Marquette Warrior: Arson: Not a Hate Crime if Directed at Christians

Friday, February 17, 2006

Arson: Not a Hate Crime if Directed at Christians

From Jeff Jacoby’s column in the Boston Globe:

. . . the fact that the definition of a “hate crime” depends on what religious group is being attacked.

Suppose that in 2005 unknown hoodlums had firebombed 10 gay bookstores and bars in San Francisco, reducing several of them to smoking rubble. It is not hard to imagine the alarm that would have spread through the Bay Area’s gay community or the manhunt that would have been launched to find the attackers. The blasts would have been described everywhere as “hate crimes,” editorial pages would have thundered with condemnation, and public officials would have vowed to crack down on crimes against gays with unprecedented severity.

Suppose that vandals last month had attacked 10 Detroit-area mosques and halal restaurants, leaving behind shattered windows, wrecked furniture, and walls defaced with graffiti. The violence would be national front-page news. On blogs and talk radio, the horrifying outbreak of anti-Muslim bigotry would be Topic No. 1. Bills would be introduced in Congress to increase the penalties for violent “hate crimes” — no one would hesitate to call them by that term — and millions of Americans would rally in solidarity with Detroit’s Islamic community.

Fortunately, those sickening scenarios are only hypothetical. Here is one that is not:

In the past two weeks, 10 Baptist churches have been burned in rural Alabama. Five churches in Bibb County — Ashby Baptist, Rehobeth Baptist, Antioch Baptist, Old Union Baptist, and Pleasant Sabine — were torched between midnight and 3 a.m. on Feb. 3. Four days later, arsonists destroyed or badly damaged Morning Star Missionary Baptist Church in Greene County, Dancy First Baptist Church in Pickens County, and two churches in Sumter County, Galilee Baptist and Spring Valley Baptist. On Saturday, Beaverton Freewill Baptist Church in northwest Alabama became the 10th house of worship to go up in flames.

Ten arson attacks against 10 churches — all of them Baptist, all in small Alabama towns, all in the space of eight days: If anything deserves the label of “hate crime,” obviously this does.

Or does it?

“We’re looking to make sure this is not a hate crime and that we do everything that we need to do,” FBI Special Agent Charles Regan told reporters in Birmingham. Make sure this is not a hate crime? If 10 Brooklyn synagogues went up in flames in a little over a week, wouldn’t investigators start from the assumption that the arson was motivated by hatred of Jews?

[. . .]

“I don’t see any evidence that these fires are hate crimes,” Mark Potok, a director of the left-wing Southern Poverty Law Center, told the Los Angeles Times. “Anti-Christian crimes are exceedingly rare in the South.”

But are anti-Christian crimes really that rare? Or are they simply less interesting to the left, which prefers to cast Christians as victimizers, not victims?
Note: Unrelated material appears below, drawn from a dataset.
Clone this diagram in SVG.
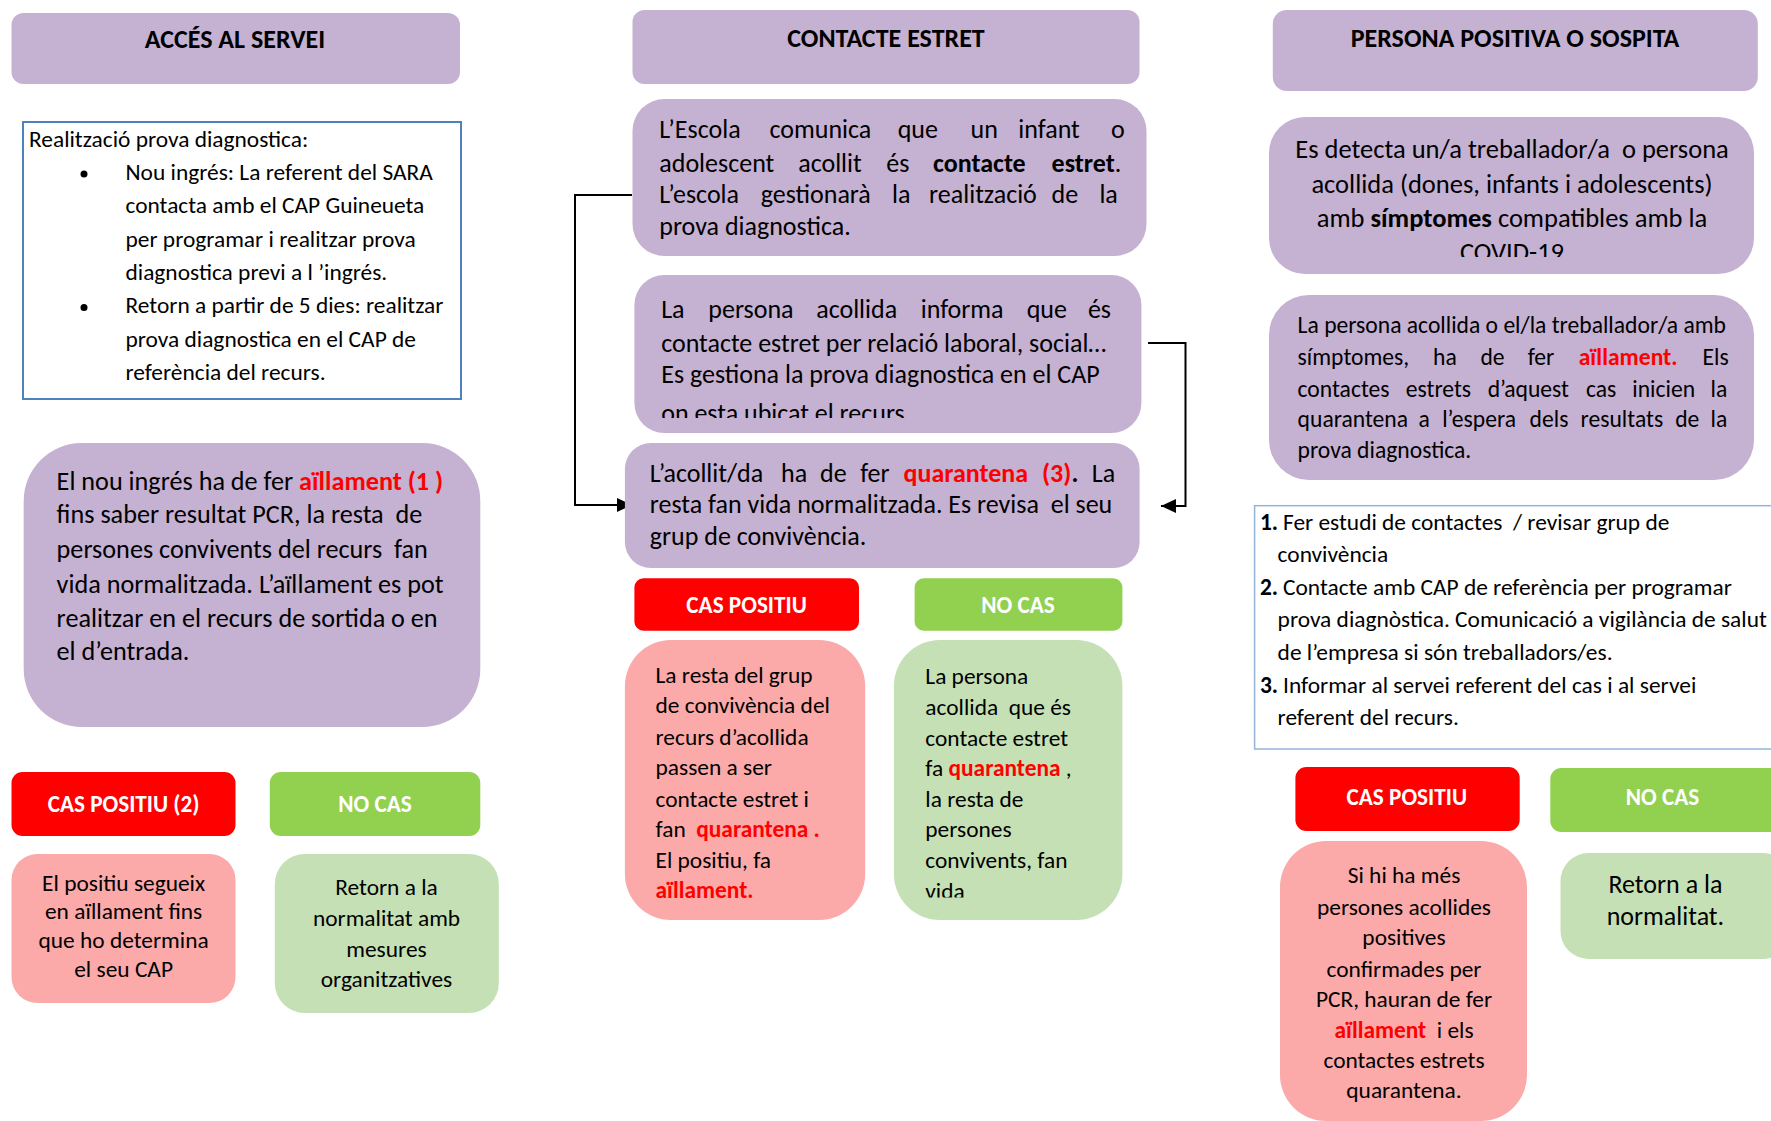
<svg xmlns="http://www.w3.org/2000/svg" width="1771" height="1121" viewBox="0 0 1771 1121">
<style>
text{font-family:Carlito,Lato,"Liberation Sans",sans-serif;fill:#000}
.hdr{fill:#c5b1d1}
.pur{fill:#c5b1d1}
.red{fill:#ff0000}
.grn{fill:#92d050}
.pink{fill:#fbaaa9}
.lgrn{fill:#c5e0b4}
.ht{font-size:26px;font-weight:bold;text-anchor:middle}
.lab{font-size:23.2px;font-weight:bold;text-anchor:middle;fill:#fff}
.b{font-weight:bold}
.r{font-weight:bold;fill:#ff0000}
.tblue{font-size:23.4px}
.tbig{font-size:26px}
.tleft{font-size:26.2px}
.tsm{font-size:23.4px}
.tr1{font-size:26.5px}
.tr2{font-size:23.6px}
.c{text-anchor:middle}
.conn{fill:none;stroke:#000;stroke-width:2}
</style>
<defs>
<marker id="arr" markerUnits="userSpaceOnUse" markerWidth="16" markerHeight="16" refX="15" refY="8" orient="auto">
<path d="M0,1 L15,8 L0,15 Z" fill="#000"/>
</marker>
<clipPath id="cp3"><rect x="634" y="275" width="508" height="143"/></clipPath>
<clipPath id="cpr1"><rect x="1269" y="117" width="485" height="140"/></clipPath>
<clipPath id="cpg"><rect x="894" y="640" width="228" height="257.5"/></clipPath>
</defs>

<g id="connectors">
<path class="conn" d="M632,195 H575 V505 H632" marker-end="url(#arr)"/>
<path class="conn" d="M1148,343 H1185.5 V506 H1161" marker-end="url(#arr)"/>
</g>

<!-- Left column -->
<g id="hdr-acces">
<rect class="hdr" x="11.5" y="13" width="448.5" height="71" rx="12"/>
<text class="ht" x="235" y="48">ACCÉS AL SERVEI</text>
</g>

<g id="prova-box">
<rect x="23" y="122" width="438" height="277" fill="#fff" stroke="#4f81bd" stroke-width="2"/>
<g class="tblue">
<text x="29" y="147">Realització prova diagnostica:</text>
<circle cx="84" cy="174" r="3.5"/>
<text x="125.5" y="180">Nou ingrés: La referent del SARA</text>
<text x="125.5" y="213.3">contacta amb el CAP Guineueta</text>
<text x="125.5" y="246.7">per programar i realitzar prova</text>
<text x="125.5" y="280">diagnostica previ a l ’ingrés.</text>
<circle cx="84" cy="307.5" r="3.5"/>
<text x="125.5" y="313.3">Retorn a partir de 5 dies: realitzar</text>
<text x="125.5" y="346.7">prova diagnostica en el CAP de</text>
<text x="125.5" y="380">referència del recurs.</text>
</g>
</g>

<g id="nou-ingres">
<rect class="pur" x="23.7" y="443" width="456.6" height="284" rx="58"/>
<g class="tleft">
<text x="56.6" y="490">El nou ingrés ha de fer <tspan class="r">aïllament (1 )</tspan></text>
<text x="56.6" y="523.3" xml:space="preserve">fins saber resultat PCR, la resta  de</text>
<text x="56.6" y="558.3" xml:space="preserve">persones convivents del recurs  fan</text>
<text x="56.6" y="592.7">vida normalitzada. L’aïllament es pot</text>
<text x="56.6" y="626.7">realitzar en el recurs de sortida o en</text>
<text x="56.6" y="660">el d’entrada.</text>
</g>
</g>

<g id="l-cas-positiu">
<rect class="red" x="11.5" y="772" width="224" height="64" rx="11"/>
<text class="lab" x="123.6" y="811.7">CAS POSITIU (2)</text>
</g>
<g id="l-no-cas">
<rect class="grn" x="269.8" y="772" width="210.5" height="64" rx="11"/>
<text class="lab" x="375" y="811.7">NO CAS</text>
</g>
<g id="l-positiu-text">
<rect class="pink" x="11.5" y="854" width="224" height="149" rx="26"/>
<g class="tsm c">
<text x="123.6" y="890.7">El positiu segueix</text>
<text x="123.6" y="919.3">en aïllament fins</text>
<text x="123.6" y="948.3">que ho determina</text>
<text x="123.6" y="976.7">el seu CAP</text>
</g>
</g>
<g id="l-nocas-text">
<rect class="lgrn" x="274.8" y="854" width="224" height="159" rx="30"/>
<g class="tsm c">
<text x="386.5" y="895">Retorn a la</text>
<text x="386.5" y="925.7">normalitat amb</text>
<text x="386.5" y="956.7">mesures</text>
<text x="386.5" y="987.3">organitzatives</text>
</g>
</g>

<!-- Center column -->
<g id="hdr-contacte">
<rect class="hdr" x="632.5" y="10" width="507" height="74" rx="12"/>
<text class="ht" x="886" y="47">CONTACTE ESTRET</text>
</g>

<g id="escola">
<rect class="pur" x="632.5" y="99" width="514" height="157" rx="32"/>
<g class="tbig">
<text y="138.3"><tspan x="659.3">L’Escola</tspan><tspan x="769.5">comunica</tspan><tspan x="897.7">que</tspan><tspan x="970.5">un</tspan><tspan x="1018.3">infant</tspan><tspan x="1110.9">o</tspan></text>
<text y="171.7"><tspan x="659.3">adolescent</tspan><tspan x="798.2">acollit</tspan><tspan x="886.3">és</tspan><tspan x="933" class="b">contacte</tspan><tspan x="1051.6"><tspan class="b">estret</tspan>.</tspan></text>
<text y="203.3"><tspan x="659.3">L’escola</tspan><tspan x="760.7">gestionarà</tspan><tspan x="892">la</tspan><tspan x="929.1">realització</tspan><tspan x="1051.6">de</tspan><tspan x="1099.4">la</tspan></text>
<text x="659.3" y="235">prova diagnostica.</text>
</g>
</g>

<g id="persona-informa">
<rect class="pur" x="634.4" y="275" width="507" height="158" rx="30"/>
<g class="tbig" clip-path="url(#cp3)">
<text y="318.3"><tspan x="661.2">La</tspan><tspan x="708.3">persona</tspan><tspan x="816.2">acollida</tspan><tspan x="920.7">informa</tspan><tspan x="1026.7">que</tspan><tspan x="1087.9">és</tspan></text>
<text x="661.2" y="351.7">contacte estret per relació laboral, social…</text>
<text x="661.2" y="383.3">Es gestiona la prova diagnostica en el CAP</text>
<text x="661.2" y="421.5">on esta ubicat el recurs</text>
</g>
</g>

<g id="quarantena">
<rect class="pur" x="624.9" y="443" width="514.7" height="125" rx="26"/>
<g class="tbig">
<text y="481.7"><tspan x="649.8">L’acollit/da</tspan><tspan x="781">ha</tspan><tspan x="820">de</tspan><tspan x="860.2">fer</tspan><tspan x="903.5" class="r">quarantena</tspan><tspan x="1042" class="r">(3)</tspan><tspan class="b">.</tspan><tspan x="1091.8">La</tspan></text>
<text x="649.8" y="513.3" xml:space="preserve">resta fan vida normalitzada. Es revisa  el seu</text>
<text x="649.8" y="545">grup de convivència.</text>
</g>
</g>

<g id="c-cas-positiu">
<rect class="red" x="634.4" y="578.3" width="224.6" height="52.4" rx="9"/>
<text class="lab" x="746.6" y="613.3">CAS POSITIU</text>
</g>
<g id="c-no-cas">
<rect class="grn" x="914.6" y="578.3" width="207.8" height="52.4" rx="9"/>
<text class="lab" x="1018" y="613.3">NO CAS</text>
</g>
<g id="c-positiu-text">
<rect class="pink" x="624.9" y="640" width="240.3" height="280" rx="46"/>
<g class="tsm">
<text x="655.5" y="683.3">La resta del grup</text>
<text x="655.5" y="713.3">de convivència del</text>
<text x="655.5" y="745">recurs d’acollida</text>
<text x="655.5" y="775">passen a ser</text>
<text x="655.5" y="806.7">contacte estret i</text>
<text x="655.5" y="836.7" xml:space="preserve">fan  <tspan class="r">quarantena .</tspan></text>
<text x="655.5" y="868.3">El positiu, fa</text>
<text x="655.5" y="898.3" class="r">aïllament.</text>
</g>
</g>
<g id="c-nocas-text">
<rect class="lgrn" x="893.9" y="640" width="228.5" height="280" rx="46"/>
<g class="tsm" clip-path="url(#cpg)">
<text x="925.3" y="684.3">La persona</text>
<text x="925.3" y="715" xml:space="preserve">acollida  que és</text>
<text x="925.3" y="745.7">contacte estret</text>
<text x="925.3" y="776" xml:space="preserve">fa <tspan class="r">quarantena</tspan> ,</text>
<text x="925.3" y="806.7">la resta de</text>
<text x="925.3" y="837">persones</text>
<text x="925.3" y="868">convivents, fan</text>
<text x="925.3" y="899">vida</text>
</g>
</g>

<!-- Right column -->
<g id="hdr-persona">
<rect class="hdr" x="1272.8" y="10" width="485" height="81" rx="14"/>
<text class="ht" x="1515" y="47">PERSONA POSITIVA O SOSPITA</text>
</g>

<g id="detecta">
<rect class="pur" x="1269" y="117" width="485" height="157" rx="36"/>
<g class="tr1 c" clip-path="url(#cpr1)">
<text x="1512" y="158.3" xml:space="preserve">Es detecta un/a treballador/a  o persona</text>
<text x="1512" y="192.7">acollida (dones, infants i adolescents)</text>
<text x="1512" y="226.7">amb <tspan class="b">símptomes</tspan> compatibles amb la</text>
<text x="1512" y="261">COVID-19</text>
</g>
</g>

<g id="aillament">
<rect class="pur" x="1269" y="295" width="485" height="185" rx="40"/>
<g class="tr2">
<text x="1297.6" y="333.3">La persona acollida o el/la treballador/a amb</text>
<text y="365"><tspan x="1297.6">símptomes,</tspan><tspan x="1433">ha</tspan><tspan x="1480.4">de</tspan><tspan x="1527.7">fer</tspan><tspan x="1578.7" class="r">aïllament.</tspan><tspan x="1702.5">Els</tspan></text>
<text y="396.7"><tspan x="1297.6">contactes</tspan><tspan x="1405.8">estrets</tspan><tspan x="1487.7">d’aquest</tspan><tspan x="1586">cas</tspan><tspan x="1632.3">inicien</tspan><tspan x="1710.6">la</tspan></text>
<text y="426.7"><tspan x="1297.6">quarantena</tspan><tspan x="1418.5">a</tspan><tspan x="1442.2">l’espera</tspan><tspan x="1529.6">dels</tspan><tspan x="1580.6">resultats</tspan><tspan x="1675.2">de</tspan><tspan x="1710.6">la</tspan></text>
<text x="1297.6" y="458.3">prova diagnostica.</text>
</g>
</g>

<g id="passos">
<rect x="1254.6" y="505.7" width="530" height="243.3" fill="#fff" stroke="#95b3d7" stroke-width="1.5"/>
<g class="tsm">
<text y="530" xml:space="preserve"><tspan x="1260" class="b">1.</tspan><tspan x="1283">Fer estudi de contactes  / revisar grup de</tspan></text>
<text x="1277.6" y="561.7">convivència</text>
<text y="595"><tspan x="1260" class="b">2.</tspan><tspan x="1283">Contacte amb CAP de referència per programar</tspan></text>
<text x="1277.6" y="626.7">prova diagnòstica. Comunicació a vigilància de salut</text>
<text x="1277.6" y="660">de l’empresa si són treballadors/es.</text>
<text y="693.3"><tspan x="1260" class="b">3.</tspan><tspan x="1283">Informar al servei referent del cas i al servei</tspan></text>
<text x="1277.6" y="725">referent del recurs.</text>
</g>
</g>

<g id="r-cas-positiu">
<rect class="red" x="1295.4" y="767" width="224.3" height="64" rx="11"/>
<text class="lab" x="1406.8" y="805">CAS POSITIU</text>
</g>
<g id="r-no-cas">
<rect class="grn" x="1550.3" y="768" width="230" height="64" rx="11"/>
<text class="lab" x="1662.5" y="805">NO CAS</text>
</g>
<g id="r-positiu-text">
<rect class="pink" x="1280" y="841" width="247" height="280" rx="46"/>
<g class="tsm c">
<text x="1404" y="883.3">Si hi ha més</text>
<text x="1404" y="915">persones acollides</text>
<text x="1404" y="945">positives</text>
<text x="1404" y="976.7">confirmades per</text>
<text x="1404" y="1006.7">PCR, hauran de fer</text>
<text x="1404" y="1038.3" xml:space="preserve"><tspan class="r">aïllament</tspan>  i els</text>
<text x="1404" y="1068.3">contactes estrets</text>
<text x="1404" y="1098.3">quarantena.</text>
</g>
</g>
<g id="r-nocas-text">
<rect class="lgrn" x="1560.5" y="853" width="230" height="106" rx="28"/>
<g class="tbig c">
<text x="1665.4" y="892.7">Retorn a la</text>
<text x="1665.4" y="925">normalitat.</text>
</g>
</g>
</svg>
A search of the Southern Poverty Law Center’s website, for example, turns up no references to Jay Scott Ballinger, a self-described Satan worshiper deeply hostile to Christianity, who was sentenced to life in prison for burning 26 churches between 1994 and 1999. The SPLC has claimed that the number of hate crimes in American is sharply underreported. Yet if Ballinger’s arsons weren’t “hate crimes,” what were they?

Jacoby goes on to cite an attempt by National Public Radio to interpret the crimes in racial terms. After all, white racists burning black churches fits the politically correct template just fine. Unfortunately, of the ten churches burned, five had predominantly black congregations, and five mostly white congregations.
But real progress will come only when we abandon the whole misguided notion of “hate crimes,” which deems certain crimes more deserving of outrage and punishment not because of what the criminal did, but because of the group to which the victim belonged. The burning of a church is a hateful act regardless of the congregants’ skin color. That some people bend over backward not to say so is a disgrace.
The fundamental problem is that politically correct liberals believe that they are by definition tolerant, and conservatives aren’t.

Thus, intolerance coming from their side of the political spectrum must be either rationalized as justified (of course blacks should hate whites, and women should hate men), or just flat out ignored.

Of course, the arsonists may not be liberal in any serious political sense. But then, guys who beat up homosexuals aren’t conservative in any serious political sense either. Just violent thugs. But that doesn’t prevent the liberals interpreting such attacks as evidence of “homophobia.”

So why not interpret these arsons as examples of anti-religious bias?

Because Christians aren’t a properly accredited victim group.